Além disso, contar com um Messi no time não traz apenas competência técnica – reforça a imagem da empresa como referência em inovação, o que atrai ainda mais talentos e clientes. A marca empregadora se fortalece, alimentando o ciclo virtuoso de reputação e competitividade.
Ao mesmo tempo, o restante do mercado enfrenta desafios reais. Segundo a Organização Internacional do Trabalho (OIT), 25% dos empregos estão potencialmente expostos à transformação provocada pela IA generativa. No entanto, a própria OIT destaca que, na maioria dos casos, essa exposição implica em uma reconfiguração de tarefas – não necessariamente na eliminação de cargos. É como se estivéssemos mudando posições em vez de tirar jogadores do campo.
Enquanto isso, o mercado tradicional de tecnologia sofre abalos: só no primeiro semestre de 2025, mais de 74 mil profissionais foram demitidos, segundo o site Layoffs.fyi. As demissões se concentram principalmente em cargos de suporte, vendas e engenharia de produto tradicional. Em contrapartida, os laboratórios privados de IA continuam contratando especialistas com pacotes que ultrapassam US$ 10 milhões ao ano.
A mensagem é clara: não estamos vivendo uma substituição homogênea. Estamos presenciando uma drástica reconfiguração do valor profissional. Quem domina competências técnicas raras e estratégicas está capturando orçamentos que antes financiavam equipes inteiras.
Ascensão da IA: o que fazer?
Para os departamentos de RH e para os executivos que desejam manter suas equipes relevantes e produtivas nesse novo cenário, o momento exige ação estratégica. Isso começa com o mapeamento detalhado de funções expostas à automação e daquelas que exigem julgamento crítico, criatividade e empatia – atributos que seguem sendo profundamente humanos.
Redesenhar cargos com base nesse entendimento é essencial. Um bom ponto de partida é adotar uma lógica de job crafting inteligente, distribuindo as tarefas de forma que cerca de 70% possam ser potencializadas por ferramentas de IA, enquanto os outros 30% permaneçam sob domínio de habilidades humanas insubstituíveis, como negociação, estratégia e storytelling. Essa combinação fortalece o engajamento, a produtividade e a empregabilidade.

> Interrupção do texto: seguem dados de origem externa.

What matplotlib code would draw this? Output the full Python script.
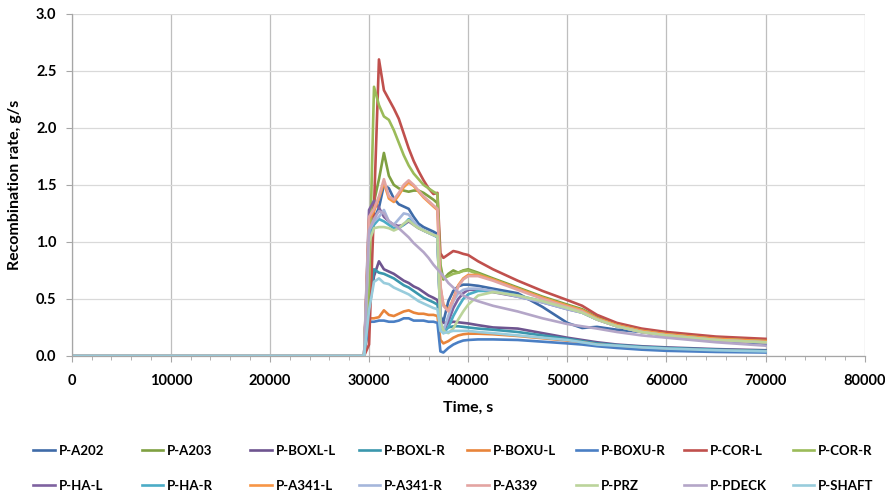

No nível individual, o profissional que consegue demonstrar claramente o valor que agrega – seja em aumento de receita, redução de custos ou mitigação de riscos – tem maior poder de negociação, mesmo fora das grandes empresas de tecnologia. A diferenciação, hoje, está menos no título do cargo e mais na clareza do impacto gerado.
Também é preciso ampliar as habilidades de “jogo coletivo”. Soft skills como colaboração multidisciplinar, visão de negócio e comunicação empática são o entrosamento que define o desempenho de um time – e, em muitos casos, são o diferencial que falta a um técnico brilhante, mas isolado.
E quando mudanças forem inevitáveis, como em processos de desligamento, a forma como a empresa conduz essas transições importa – e muito. Programas de outplacement, recolocação e requalificação não apenas preservam a reputação organizacional mas também reduzem os impactos negativos nas redes sociais, fortalecendo o vínculo com quem fica.
Segue o jogo
A história mostra que toda revolução tecnológica cria novos papéis em campo, mesmo que encerre antigos. A IA não é exceção. Se empresas que estão na vanguarda dessa revolução continuam pagando valores de elite para atrair e reter pessoas, é sinal de que o jogo ainda está em andamento e os humanos continuam sendo peças decisivas.
No final das contas, a pergunta mais importante não é se você será substituído por um algoritmo. A verdadeira pergunta é: você está treinando hoje para assistir ao jogo da arquibancada ou para entrar em campo como titular?
A decisão – e o próximo toque na bola – segue nos seus pés.